Five albums into a career that has moved from shoegaze brutalism to something harder to pin down, Nothing have arrived at a record that feels like a band mid-renovation: walls stripped back, new shapes emerging, but dust still settling in the corners. 'a short history of decay' is the Philadelphia band's most personal and most structurally ambitious work, even if it occasionally loses itself in the fog it generates so well.
'Never Come Never Morning' opens with Domenic Palermo addressing his abusive father, a subject that previous Nothing records circled but never confronted quite so directly. At three minutes and forty seconds, the song is one of the album's shortest, and Palermo's vocal carries a weight that the surrounding noise cannot quite conceal.
'Cannibal World' follows and immediately establishes itself as the record's centrepiece.
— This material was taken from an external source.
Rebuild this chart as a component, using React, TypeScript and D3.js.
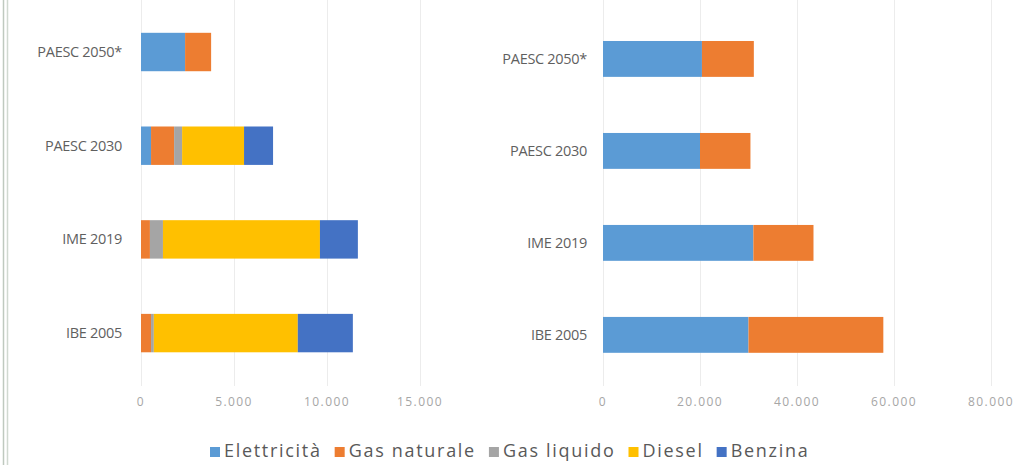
import React, { useEffect, useRef } from "react";
import * as d3 from "d3";

const W = 1026;
const H = 465;

const categories = ["PAESC 2050*", "PAESC 2030", "IME 2019", "IBE 2005"];
const seriesNames = ["Elettricità", "Gas naturale", "Gas liquido", "Diesel", "Benzina"];
const seriesColors = ["#5B9BD5", "#ED7D31", "#A5A5A5", "#FFC000", "#4472C4"];

// Left panel values (per category, in category order)
const elettricitaLeft = [2370, 540, 0, 0];
const gasNaturaleLeft = [1400, 1240, 480, 540];
const gasLiquidoLeft = [0, 430, 700, 150];
const dieselLeft = [0, 3330, 8440, 7740];
const benzinaLeft = [0, 1560, 2040, 2960];

// Right panel values
const elettricitaRight = [20400, 20000, 31000, 30000];
const gasNaturaleRight = [10700, 10400, 12400, 27800];
const gasLiquidoRight = [0, 0, 0, 0];
const dieselRight = [0, 0, 0, 0];
const benzinaRight = [0, 0, 0, 0];

const leftTicks = [0, 5000, 10000, 15000];
const rightTicks = [0, 20000, 40000, 60000, 80000];

const locale = d3.formatLocale({ decimal: ",", thousands: ".", grouping: [3], currency: ["€", ""] });
const fmt = locale.format(",d");

function buildRows(cols: number[][]) {
  return categories.map((c, i) => {
    const row: any = { category: c };
    seriesNames.forEach((s, j) => (row[s] = cols[j][i]));
    return row;
  });
}

const leftRows = buildRows([elettricitaLeft, gasNaturaleLeft, gasLiquidoLeft, dieselLeft, benzinaLeft]);
const rightRows = buildRows([elettricitaRight, gasNaturaleRight, gasLiquidoRight, dieselRight, benzinaRight]);

const FONT = "'Open Sans', 'Liberation Sans', sans-serif";

export default function App() {
  const ref = useRef<SVGSVGElement>(null);

  useEffect(() => {
    const svg = d3.select(ref.current);
    svg.selectAll("*").remove();

    // screenshot frame lines at left edge
    svg.append("line").attr("x1", 3.5).attr("x2", 3.5).attr("y1", 0).attr("y2", H).attr("stroke", "#bfc9bf").attr("stroke-width", 1.5);
    svg.append("line").attr("x1", 7.5).attr("x2", 7.5).attr("y1", 0).attr("y2", H).attr("stroke", "#d0d8d0").attr("stroke-width", 1.5);

    const stack = d3.stack<any>().keys(seriesNames);

    const panels = [
      { rows: leftRows, x0: 141, x1: 420, max: 15000, ticks: leftTicks, y0: 4.7, y1: 380.4, pad: 0.59, labelX: 122 },
      { rows: rightRows, x0: 603, x1: 991, max: 80000, ticks: rightTicks, y0: 13.4, y1: 380.4, pad: 0.61, labelX: 587 },
    ];

    panels.forEach((p) => {
      const x = d3.scaleLinear().domain([0, p.max]).range([p.x0, p.x1]);
      const y = d3.scaleBand<string>().domain(categories).range([p.y0, p.y1]).paddingInner(p.pad).paddingOuter(0.3);
      const g = svg.append("g");

      // gridlines
      g.selectAll(".grid")
        .data(p.ticks)
        .join("line")
        .attr("x1", (d) => x(d) + 0.5)
        .attr("x2", (d) => x(d) + 0.5)
        .attr("y1", 0)
        .attr("y2", 386)
        .attr("stroke", "#ececec")
        .attr("stroke-width", 1);

      // bars
      const stacked = stack(p.rows);
      stacked.forEach((layer, si) => {
        g.append("g")
          .attr("fill", seriesColors[si])
          .selectAll("rect")
          .data(layer)
          .join("rect")
          .attr("x", (d) => x(d[0]))
          .attr("width", (d) => Math.max(0, x(d[1]) - x(d[0])))
          .attr("y", (d) => y(d.data.category)!)
          .attr("height", y.bandwidth());
      });

      // category labels
      g.selectAll(".cat")
        .data(categories)
        .join("text")
        .attr("x", p.labelX)
        .attr("y", (d) => y(d)! + y.bandwidth() / 2)
        .attr("dy", "0.35em")
        .attr("text-anchor", "end")
        .attr("font-family", FONT)
        .attr("font-size", 14.5)
        .attr("letter-spacing", -0.3)
        .attr("fill", "#5f5f5f")
        .text((d) => d);

      // tick labels
      g.selectAll(".tick")
        .data(p.ticks)
        .join("text")
        .attr("x", (d) => x(d))
        .attr("y", 402)
        .attr("dy", "0.35em")
        .attr("text-anchor", "middle")
        .attr("font-family", FONT)
        .attr("font-size", 12)
        .attr("letter-spacing", 1.4)
        .attr("fill", "#a6a6a6")
        .text((d) => fmt(d));
    });

    // legend
    const lg = svg.append("g");
    let cx = 210;
    seriesNames.forEach((s, i) => {
      lg.append("rect").attr("x", cx).attr("y", 447).attr("width", 10).attr("height", 10).attr("fill", seriesColors[i]);
      const t = lg
        .append("text")
        .attr("x", cx + 14)
        .attr("y", 451)
        .attr("dy", "0.35em")
        .attr("font-family", FONT)
        .attr("font-size", 18)
        .attr("letter-spacing", 1.7)
        .attr("fill", "#595959")
        .text(s);
      const w = (t.node() as SVGTextElement).getComputedTextLength();
      cx = cx + 14 + w + 13;
    });
  }, []);

  return (
    <svg
      ref={ref}
      width={W}
      height={H}
      style={{ position: "absolute", left: 0, top: 0, background: "#fff" }}
    />
  );
}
Running four and a half minutes, the song builds on a rhythmic foundation that pulls shoegaze toward something more percussive and kinetic. Guitars churn and layer while the rhythm section pushes forward with an urgency the band have rarely permitted themselves. If Nothing's next record starts where 'Cannibal World' ends, the results could be extraordinary.
'The Rain Don't Care' unfolds slowly, its guitars cycling through repetitions that gather emotional force. 'Purple Strings' operates in a similar register, though its melody is more exposed, the openness laid bare. The title-track, 'A Short History of Decay' is dense and heavy, moving through several textural phases without ever quite resolving, and the effect is of a band testing what their sound can contain. Whether that irresolution reads as ambition or incompletion will likely depend on the listener's tolerance for shoegaze as process rather than product.
'Toothless Coal' and 'Ballad of the Traitor' form the album's back half alongside the excellent 'Nerve Scales', a track that contains some of the record's most carefully layered guitar work. It's a record that favours density over clarity, which suits the material, though it occasionally tips into muddiness.
The closing track, 'Essential Tremors' takes its title from Palermo's neurological condition, a detail that reframes the album's pervasive sense of unsteadiness as bodily and involuntary rather than merely aesthetic. Its placement at the record's end gives 'a short history of decay' a final movement that is genuinely affecting. A band whose previous work often felt defined by sheer volume here find power in something closer to vulnerability.
Across five records spanning twelve years, Nothing have consistently refused to repeat themselves, which is admirable. 'a short history of decay' is the sound of a band in constant transition by design: compelling, considered, and more than happy to play in the murk to find the diamonds hidden within.